* WRITTEN TASK
Write again exactly the lines in the listing below, starting at the line with "Clone this chart in Bokeh." and ending at the line with "from bokeh.resources import INLINE", both included. Pictures are not copied.

* DATA LISTING
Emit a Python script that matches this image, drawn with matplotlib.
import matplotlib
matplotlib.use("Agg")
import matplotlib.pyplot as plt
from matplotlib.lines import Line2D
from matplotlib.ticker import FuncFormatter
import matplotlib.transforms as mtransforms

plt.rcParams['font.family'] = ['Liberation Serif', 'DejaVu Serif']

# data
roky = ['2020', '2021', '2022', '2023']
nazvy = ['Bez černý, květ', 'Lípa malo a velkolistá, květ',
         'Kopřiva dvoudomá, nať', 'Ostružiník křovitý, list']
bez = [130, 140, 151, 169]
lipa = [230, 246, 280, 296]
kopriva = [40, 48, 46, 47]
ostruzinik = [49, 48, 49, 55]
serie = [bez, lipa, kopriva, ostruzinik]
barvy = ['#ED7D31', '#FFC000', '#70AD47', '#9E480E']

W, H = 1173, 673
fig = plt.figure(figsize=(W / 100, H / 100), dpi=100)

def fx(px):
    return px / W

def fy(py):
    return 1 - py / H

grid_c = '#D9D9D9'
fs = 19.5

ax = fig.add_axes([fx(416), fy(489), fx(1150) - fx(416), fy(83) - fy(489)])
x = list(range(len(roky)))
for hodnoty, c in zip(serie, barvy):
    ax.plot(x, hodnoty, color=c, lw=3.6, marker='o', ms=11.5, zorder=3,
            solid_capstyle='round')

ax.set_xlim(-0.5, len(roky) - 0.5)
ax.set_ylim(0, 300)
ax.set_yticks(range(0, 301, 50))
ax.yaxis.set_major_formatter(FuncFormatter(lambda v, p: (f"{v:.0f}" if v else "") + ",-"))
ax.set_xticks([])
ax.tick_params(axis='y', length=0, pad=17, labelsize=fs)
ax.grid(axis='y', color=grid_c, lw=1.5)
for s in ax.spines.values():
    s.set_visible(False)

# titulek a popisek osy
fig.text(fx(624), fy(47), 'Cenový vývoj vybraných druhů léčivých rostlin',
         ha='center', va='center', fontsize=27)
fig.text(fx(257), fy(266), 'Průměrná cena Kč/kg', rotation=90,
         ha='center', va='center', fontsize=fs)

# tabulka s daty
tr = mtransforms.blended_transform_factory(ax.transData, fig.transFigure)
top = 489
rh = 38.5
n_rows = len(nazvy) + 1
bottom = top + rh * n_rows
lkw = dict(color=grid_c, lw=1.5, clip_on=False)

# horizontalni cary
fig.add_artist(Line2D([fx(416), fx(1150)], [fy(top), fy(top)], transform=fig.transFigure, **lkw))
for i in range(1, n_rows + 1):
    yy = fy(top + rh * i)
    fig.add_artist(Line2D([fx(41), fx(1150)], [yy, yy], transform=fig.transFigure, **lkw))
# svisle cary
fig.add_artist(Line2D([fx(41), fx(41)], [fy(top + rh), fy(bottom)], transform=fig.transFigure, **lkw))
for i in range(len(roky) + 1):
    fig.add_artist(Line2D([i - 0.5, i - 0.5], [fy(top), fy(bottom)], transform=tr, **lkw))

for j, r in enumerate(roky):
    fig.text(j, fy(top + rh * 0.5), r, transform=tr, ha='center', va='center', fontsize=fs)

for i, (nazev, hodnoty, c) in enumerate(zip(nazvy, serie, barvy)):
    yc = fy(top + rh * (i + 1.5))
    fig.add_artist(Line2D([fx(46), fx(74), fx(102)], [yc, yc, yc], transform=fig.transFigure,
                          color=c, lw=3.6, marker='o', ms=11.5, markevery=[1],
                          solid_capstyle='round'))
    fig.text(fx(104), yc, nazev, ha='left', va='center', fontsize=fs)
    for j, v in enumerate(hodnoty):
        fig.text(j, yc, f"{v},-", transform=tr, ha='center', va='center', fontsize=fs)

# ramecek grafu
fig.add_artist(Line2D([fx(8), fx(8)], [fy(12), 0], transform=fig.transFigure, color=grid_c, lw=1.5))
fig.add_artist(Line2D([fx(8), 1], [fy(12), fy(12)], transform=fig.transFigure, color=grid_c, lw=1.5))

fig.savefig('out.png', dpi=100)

* * *

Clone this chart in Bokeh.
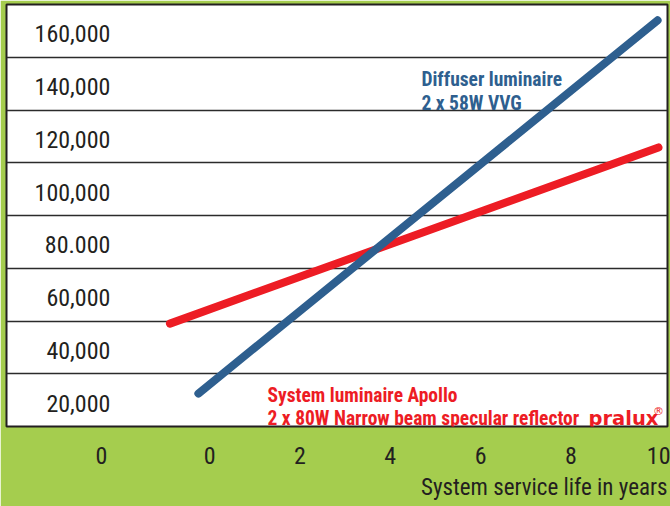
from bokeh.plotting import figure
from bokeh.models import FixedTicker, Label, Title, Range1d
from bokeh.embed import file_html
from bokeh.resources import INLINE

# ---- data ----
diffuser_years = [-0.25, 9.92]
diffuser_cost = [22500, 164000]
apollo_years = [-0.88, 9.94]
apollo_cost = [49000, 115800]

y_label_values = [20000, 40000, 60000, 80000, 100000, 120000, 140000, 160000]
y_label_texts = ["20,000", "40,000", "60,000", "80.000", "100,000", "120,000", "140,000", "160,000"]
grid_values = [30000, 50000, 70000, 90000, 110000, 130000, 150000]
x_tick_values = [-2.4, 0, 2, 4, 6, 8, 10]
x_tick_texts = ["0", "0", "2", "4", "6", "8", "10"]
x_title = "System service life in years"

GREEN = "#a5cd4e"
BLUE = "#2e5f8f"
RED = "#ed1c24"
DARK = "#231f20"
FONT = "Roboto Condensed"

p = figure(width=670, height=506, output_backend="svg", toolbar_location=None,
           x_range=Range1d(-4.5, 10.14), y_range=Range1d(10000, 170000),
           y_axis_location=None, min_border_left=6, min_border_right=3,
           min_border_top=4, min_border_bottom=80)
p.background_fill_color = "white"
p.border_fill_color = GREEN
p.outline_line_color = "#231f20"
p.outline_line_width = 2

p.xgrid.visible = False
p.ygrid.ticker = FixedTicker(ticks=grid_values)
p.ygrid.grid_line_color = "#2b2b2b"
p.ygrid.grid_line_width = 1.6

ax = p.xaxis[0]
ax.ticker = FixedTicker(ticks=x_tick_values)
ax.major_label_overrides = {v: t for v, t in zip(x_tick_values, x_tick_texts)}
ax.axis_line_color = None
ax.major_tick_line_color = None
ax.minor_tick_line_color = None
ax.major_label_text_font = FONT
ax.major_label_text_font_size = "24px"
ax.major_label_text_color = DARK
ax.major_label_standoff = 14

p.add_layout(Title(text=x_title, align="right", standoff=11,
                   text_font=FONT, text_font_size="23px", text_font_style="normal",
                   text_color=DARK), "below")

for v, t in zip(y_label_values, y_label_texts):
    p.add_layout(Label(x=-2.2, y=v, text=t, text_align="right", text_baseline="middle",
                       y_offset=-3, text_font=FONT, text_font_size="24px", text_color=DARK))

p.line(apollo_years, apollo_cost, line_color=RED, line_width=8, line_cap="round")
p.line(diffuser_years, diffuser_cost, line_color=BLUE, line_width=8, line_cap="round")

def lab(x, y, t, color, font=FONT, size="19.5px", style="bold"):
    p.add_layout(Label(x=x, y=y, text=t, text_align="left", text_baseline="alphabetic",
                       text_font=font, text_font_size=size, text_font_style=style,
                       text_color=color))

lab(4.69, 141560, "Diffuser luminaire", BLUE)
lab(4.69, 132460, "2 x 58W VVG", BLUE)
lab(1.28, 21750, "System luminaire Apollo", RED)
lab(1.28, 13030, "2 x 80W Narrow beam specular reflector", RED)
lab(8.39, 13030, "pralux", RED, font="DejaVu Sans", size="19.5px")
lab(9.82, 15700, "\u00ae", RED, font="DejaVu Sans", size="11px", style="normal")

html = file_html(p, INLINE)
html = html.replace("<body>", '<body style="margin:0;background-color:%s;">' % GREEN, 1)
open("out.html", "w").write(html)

---

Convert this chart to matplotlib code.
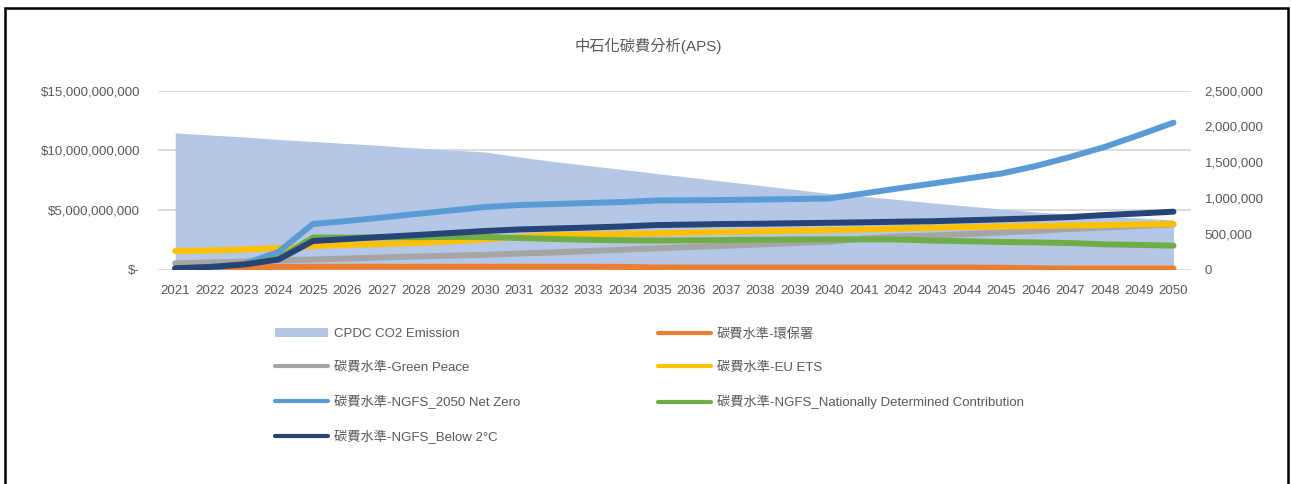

* WRITTEN RESPONSE
Clone this chart in Bokeh.
from bokeh.plotting import figure
from bokeh.models import FixedTicker, Label, Title, Range1d
from bokeh.embed import file_html
from bokeh.resources import INLINE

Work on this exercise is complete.